U.S. Department of State 2005 Trafficking in Persons Report - Iran
|Publisher||United States Department of State|
|Author||Office to Monitor and Combat Trafficking in Persons|
|Publication Date||3 June 2005|
|Cite as||United States Department of State, U.S. Department of State 2005 Trafficking in Persons Report - Iran, 3 June 2005, available at: http://www.refworld.org/docid/4680d84ac.html [accessed 26 May 2016]|
Iran (Tier 2)
Iran is a source, transit, and destination country for women and girls trafficked for the purposes of sexual and labor exploitation. Women and girls are trafficked to Pakistan, Turkey, and Europe for sexual exploitation. Boys from Bangladesh, Pakistan, and Afghanistan are trafficked through Iran to Gulf states, where they are ultimately forced to work as camel jockeys, beggars, or laborers. Afghan women and girls are trafficked to Iran for sexual exploitation, and for sexual and labor exploitation in the context of forced marriage. Internal trafficking of women and girls for sexual exploitation and children for forced labor also takes place. The internal trafficking of women and children is fueled by an increasing number of vulnerable groups, such as runaway women, street children, and drug addicts.
The U.S. Department of State's lack of access to Iran prohibits the collection of full and accurate data on the country's trafficking problem and its government's anti-trafficking efforts.
As best as can be determined from the limited information available, the Government of Iran does not fully comply with the minimum standards for the elimination of trafficking; however, it is making significant efforts to do so. In 2004, Iran conducted a study on trafficking of women from border provinces to the Persian Gulf, passed a law against human trafficking, and signed separate Memoranda of Understanding (MOU) with Afghanistan, Turkey, IOM, and ILO. The government should develop and implement a comprehensive anti-trafficking national plan of action and appoint a national coordinator to oversee its overall anti-trafficking efforts. Iran should also take steps to enhance protection measures for trafficking victims, including ensuring that those who are punished for trafficking are not victims.
Iran made progress in its prosecution efforts during the reporting period. It passed a law against human trafficking. This new law, in conjunction with the prohibition against the trafficking of children, is expected to enhance Iran's overall abilities to combat most forms of human trafficking. In addition, Iran arrested and convicted a woman and her accomplice husband for trafficking young girls and women to work in a brothel in the northern city of Qazvin. It also arrested and convicted 20 members of a human trafficking ring in the city of Bileh Savar. The Iranian Border Force (IBF) arrested over 253 Pakistanis smuggled into Iran, some of them likely trafficking victims. This action showed a lack of adequate screening of illegal immigrants to identify trafficking victims.

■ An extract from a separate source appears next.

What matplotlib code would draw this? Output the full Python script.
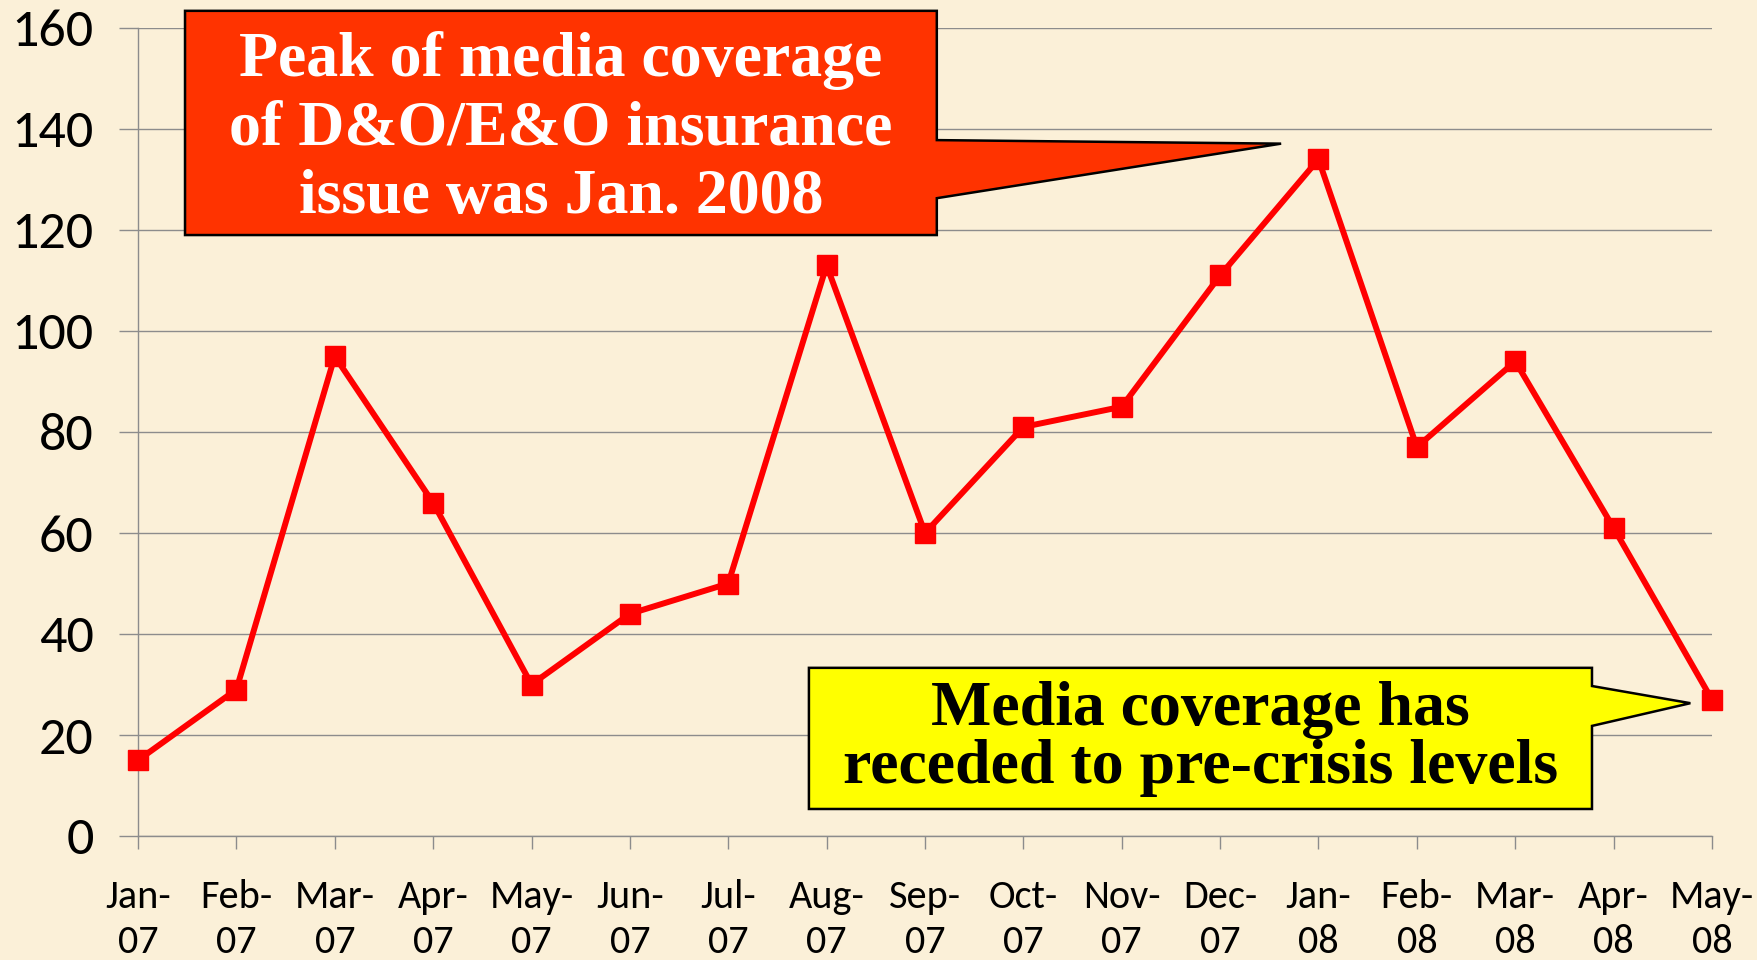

Iran's protection measures for trafficking victims are weak. It is unclear whether the government distinguishes trafficking victims to provide them protection. The State Welfare Organization for Social Affairs reportedly assists victims and those at risk of trafficking through mobile and fixed social emergency centers. These centers provide counseling, legal services, and health care. The State Welfare Organization also manages temporary shelters for "troubled women" and facilities for young runaway girls. These facilities are available to trafficking victims as well.
During the reporting period, Iran increased its anti-trafficking prevention efforts. It improved its monitoring of the border with Afghanistan and Pakistan and held a conference on human trafficking. Iran also signed separate MOUs with IOM and ILO to enhance the capacity of its institutions and, among other things, to combat trafficking. Furthermore, Iran is reportedly planning to launch, in collaboration with IOM, public awareness campaigns against the trafficking of women and girls. The State Welfare Organization allocates modest funds to support 41 countrywide centers for street children that deliver care to thousands of children at risk for exploitation.